**Problem statement**
Will you write out the data exactly, excluding every picture?

======== Recorded information

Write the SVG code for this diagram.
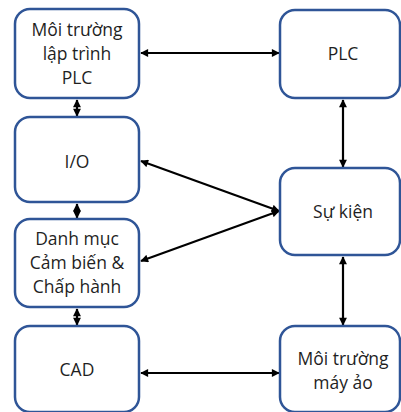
<svg xmlns="http://www.w3.org/2000/svg" width="401" height="412" viewBox="0 0 401 412">
  <style>
    .box { fill: #ffffff; stroke: #2f5597; stroke-width: 2.5; }
    .lbl { font-family: "Open Sans", "Noto Sans", sans-serif; font-size: 17.5px; fill: #1f1f1f; text-anchor: middle; }
    .cn { stroke: #000000; stroke-width: 2.2; fill: none; marker-start: url(#ah); marker-end: url(#ah); }
  </style>
  <defs>
    <marker id="ah" viewBox="0 0 10 10" refX="9" refY="5" markerWidth="4" markerHeight="3.6" orient="auto-start-reverse" markerUnits="strokeWidth">
      <path d="M0,0 L10,5 L0,10 z" fill="#000000"/>
    </marker>
  </defs>
  <rect width="401" height="412" fill="#ffffff"/>

  <g id="connectors">
    <line class="cn" x1="141" y1="53" x2="279" y2="53"/>
    <line class="cn" x1="343" y1="100" x2="343" y2="167"/>
    <line class="cn" x1="343" y1="257" x2="343" y2="325"/>
    <line class="cn" x1="141" y1="161" x2="279" y2="211"/>
    <line class="cn" x1="141" y1="261" x2="279" y2="211"/>
    <line class="cn" x1="141" y1="373" x2="279" y2="373"/>
    <line class="cn" x1="77" y1="100" x2="77" y2="116"/>
    <line class="cn" x1="77" y1="204" x2="77" y2="218"/>
    <line class="cn" x1="77" y1="309" x2="77" y2="325"/>
  </g>

  <g id="env-plc">
    <rect class="box" x="15" y="9" width="124" height="89" rx="15"/>
    <text class="lbl" x="77" y="36">Môi trường</text>
    <text class="lbl" x="77" y="60">lập trình</text>
    <text class="lbl" x="77" y="84">PLC</text>
  </g>
  <g id="io">
    <rect class="box" x="15" y="117" width="124" height="85" rx="15"/>
    <text class="lbl" x="77" y="168">I/O</text>
  </g>
  <g id="catalog">
    <rect class="box" x="15" y="219" width="124" height="88" rx="15"/>
    <text class="lbl" x="77" y="245">Danh mục</text>
    <text class="lbl" x="77" y="269">Cảm biến &amp;</text>
    <text class="lbl" x="77" y="293">Chấp hành</text>
  </g>
  <g id="cad">
    <rect class="box" x="15" y="326" width="124" height="86" rx="15"/>
    <text class="lbl" x="77" y="376">CAD</text>
  </g>
  <g id="plc">
    <rect class="box" x="280" y="10" width="120" height="88" rx="15"/>
    <text class="lbl" x="343" y="60">PLC</text>
  </g>
  <g id="events">
    <rect class="box" x="280" y="168" width="120" height="87" rx="15"/>
    <text class="lbl" x="343" y="218">Sự kiện</text>
  </g>
  <g id="virtual-env">
    <rect class="box" x="280" y="326" width="120" height="86" rx="15"/>
    <text class="lbl" x="343" y="365">Môi trường</text>
    <text class="lbl" x="343" y="389">máy ảo</text>
  </g>
</svg>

================

**Exercise result**
Write the SVG code for this diagram.
<svg xmlns="http://www.w3.org/2000/svg" width="401" height="412" viewBox="0 0 401 412">
  <style>
    .box { fill: #ffffff; stroke: #2f5597; stroke-width: 2.5; }
    .lbl { font-family: "Open Sans", "Noto Sans", sans-serif; font-size: 17.5px; fill: #1f1f1f; text-anchor: middle; }
    .cn { stroke: #000000; stroke-width: 2.2; fill: none; marker-start: url(#ah); marker-end: url(#ah); }
  </style>
  <defs>
    <marker id="ah" viewBox="0 0 10 10" refX="9" refY="5" markerWidth="4" markerHeight="3.6" orient="auto-start-reverse" markerUnits="strokeWidth">
      <path d="M0,0 L10,5 L0,10 z" fill="#000000"/>
    </marker>
  </defs>
  <rect width="401" height="412" fill="#ffffff"/>

  <g id="connectors">
    <line class="cn" x1="141" y1="53" x2="279" y2="53"/>
    <line class="cn" x1="343" y1="100" x2="343" y2="167"/>
    <line class="cn" x1="343" y1="257" x2="343" y2="325"/>
    <line class="cn" x1="141" y1="161" x2="279" y2="211"/>
    <line class="cn" x1="141" y1="261" x2="279" y2="211"/>
    <line class="cn" x1="141" y1="373" x2="279" y2="373"/>
    <line class="cn" x1="77" y1="100" x2="77" y2="116"/>
    <line class="cn" x1="77" y1="204" x2="77" y2="218"/>
    <line class="cn" x1="77" y1="309" x2="77" y2="325"/>
  </g>

  <g id="env-plc">
    <rect class="box" x="15" y="9" width="124" height="89" rx="15"/>
    <text class="lbl" x="77" y="36">Môi trường</text>
    <text class="lbl" x="77" y="60">lập trình</text>
    <text class="lbl" x="77" y="84">PLC</text>
  </g>
  <g id="io">
    <rect class="box" x="15" y="117" width="124" height="85" rx="15"/>
    <text class="lbl" x="77" y="168">I/O</text>
  </g>
  <g id="catalog">
    <rect class="box" x="15" y="219" width="124" height="88" rx="15"/>
    <text class="lbl" x="77" y="245">Danh mục</text>
    <text class="lbl" x="77" y="269">Cảm biến &amp;</text>
    <text class="lbl" x="77" y="293">Chấp hành</text>
  </g>
  <g id="cad">
    <rect class="box" x="15" y="326" width="124" height="86" rx="15"/>
    <text class="lbl" x="77" y="376">CAD</text>
  </g>
  <g id="plc">
    <rect class="box" x="280" y="10" width="120" height="88" rx="15"/>
    <text class="lbl" x="343" y="60">PLC</text>
  </g>
  <g id="events">
    <rect class="box" x="280" y="168" width="120" height="87" rx="15"/>
    <text class="lbl" x="343" y="218">Sự kiện</text>
  </g>
  <g id="virtual-env">
    <rect class="box" x="280" y="326" width="120" height="86" rx="15"/>
    <text class="lbl" x="343" y="365">Môi trường</text>
    <text class="lbl" x="343" y="389">máy ảo</text>
  </g>
</svg>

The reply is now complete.